*Written problem*
Leave out the pictures; transcribe all else exactly.
──────── Provided data ────────
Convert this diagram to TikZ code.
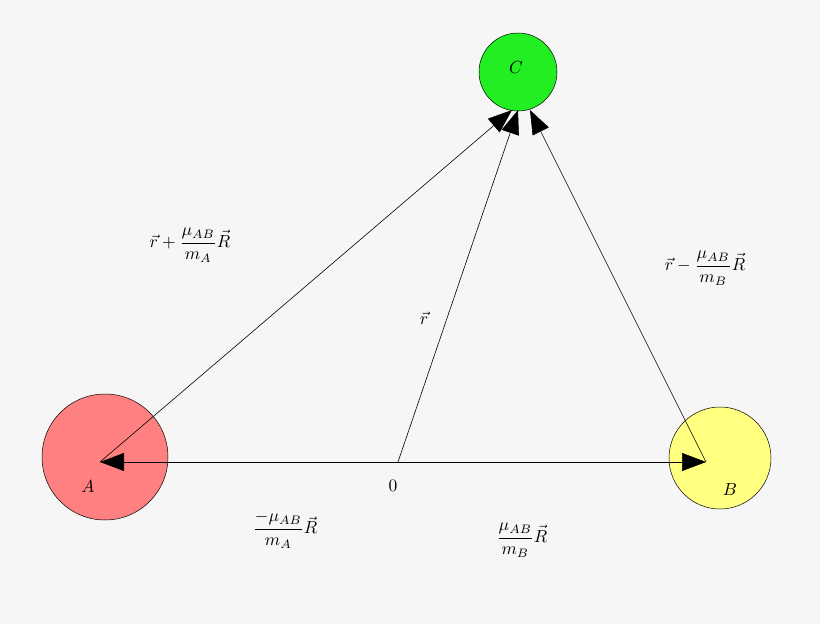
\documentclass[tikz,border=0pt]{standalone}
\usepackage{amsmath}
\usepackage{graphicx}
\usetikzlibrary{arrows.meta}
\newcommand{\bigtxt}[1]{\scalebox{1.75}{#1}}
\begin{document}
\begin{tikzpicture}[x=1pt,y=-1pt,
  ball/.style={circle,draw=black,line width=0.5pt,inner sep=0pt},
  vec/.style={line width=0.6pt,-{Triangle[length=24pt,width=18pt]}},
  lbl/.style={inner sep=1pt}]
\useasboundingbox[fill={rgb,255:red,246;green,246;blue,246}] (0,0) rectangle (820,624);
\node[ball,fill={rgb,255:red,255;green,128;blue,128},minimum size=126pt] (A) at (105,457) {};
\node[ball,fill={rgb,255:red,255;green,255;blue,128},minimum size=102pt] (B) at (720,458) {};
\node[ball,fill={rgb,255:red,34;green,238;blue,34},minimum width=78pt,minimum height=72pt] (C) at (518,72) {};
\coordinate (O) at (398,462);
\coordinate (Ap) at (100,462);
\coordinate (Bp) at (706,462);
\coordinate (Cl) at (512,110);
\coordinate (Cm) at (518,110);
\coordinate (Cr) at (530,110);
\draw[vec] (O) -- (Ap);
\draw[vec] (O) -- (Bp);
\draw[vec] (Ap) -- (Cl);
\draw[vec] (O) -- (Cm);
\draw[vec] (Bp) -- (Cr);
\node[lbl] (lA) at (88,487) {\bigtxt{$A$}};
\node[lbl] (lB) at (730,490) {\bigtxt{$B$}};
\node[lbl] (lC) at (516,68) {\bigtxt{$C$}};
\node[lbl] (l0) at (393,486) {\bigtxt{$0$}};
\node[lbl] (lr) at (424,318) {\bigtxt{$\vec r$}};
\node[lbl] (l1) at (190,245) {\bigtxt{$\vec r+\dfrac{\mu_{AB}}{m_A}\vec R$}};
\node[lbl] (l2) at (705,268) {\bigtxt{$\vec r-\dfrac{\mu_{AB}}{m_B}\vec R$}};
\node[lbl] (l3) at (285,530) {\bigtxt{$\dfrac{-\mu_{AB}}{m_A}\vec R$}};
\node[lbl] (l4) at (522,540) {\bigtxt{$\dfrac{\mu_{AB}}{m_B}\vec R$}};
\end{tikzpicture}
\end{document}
────────
*Answer below*
Convert this diagram to TikZ code.
\documentclass[tikz,border=0pt]{standalone}
\usepackage{amsmath}
\usepackage{graphicx}
\usetikzlibrary{arrows.meta}
\newcommand{\bigtxt}[1]{\scalebox{1.75}{#1}}
\begin{document}
\begin{tikzpicture}[x=1pt,y=-1pt,
  ball/.style={circle,draw=black,line width=0.5pt,inner sep=0pt},
  vec/.style={line width=0.6pt,-{Triangle[length=24pt,width=18pt]}},
  lbl/.style={inner sep=1pt}]
\useasboundingbox[fill={rgb,255:red,246;green,246;blue,246}] (0,0) rectangle (820,624);
\node[ball,fill={rgb,255:red,255;green,128;blue,128},minimum size=126pt] (A) at (105,457) {};
\node[ball,fill={rgb,255:red,255;green,255;blue,128},minimum size=102pt] (B) at (720,458) {};
\node[ball,fill={rgb,255:red,34;green,238;blue,34},minimum width=78pt,minimum height=72pt] (C) at (518,72) {};
\coordinate (O) at (398,462);
\coordinate (Ap) at (100,462);
\coordinate (Bp) at (706,462);
\coordinate (Cl) at (512,110);
\coordinate (Cm) at (518,110);
\coordinate (Cr) at (530,110);
\draw[vec] (O) -- (Ap);
\draw[vec] (O) -- (Bp);
\draw[vec] (Ap) -- (Cl);
\draw[vec] (O) -- (Cm);
\draw[vec] (Bp) -- (Cr);
\node[lbl] (lA) at (88,487) {\bigtxt{$A$}};
\node[lbl] (lB) at (730,490) {\bigtxt{$B$}};
\node[lbl] (lC) at (516,68) {\bigtxt{$C$}};
\node[lbl] (l0) at (393,486) {\bigtxt{$0$}};
\node[lbl] (lr) at (424,318) {\bigtxt{$\vec r$}};
\node[lbl] (l1) at (190,245) {\bigtxt{$\vec r+\dfrac{\mu_{AB}}{m_A}\vec R$}};
\node[lbl] (l2) at (705,268) {\bigtxt{$\vec r-\dfrac{\mu_{AB}}{m_B}\vec R$}};
\node[lbl] (l3) at (285,530) {\bigtxt{$\dfrac{-\mu_{AB}}{m_A}\vec R$}};
\node[lbl] (l4) at (522,540) {\bigtxt{$\dfrac{\mu_{AB}}{m_B}\vec R$}};
\end{tikzpicture}
\end{document}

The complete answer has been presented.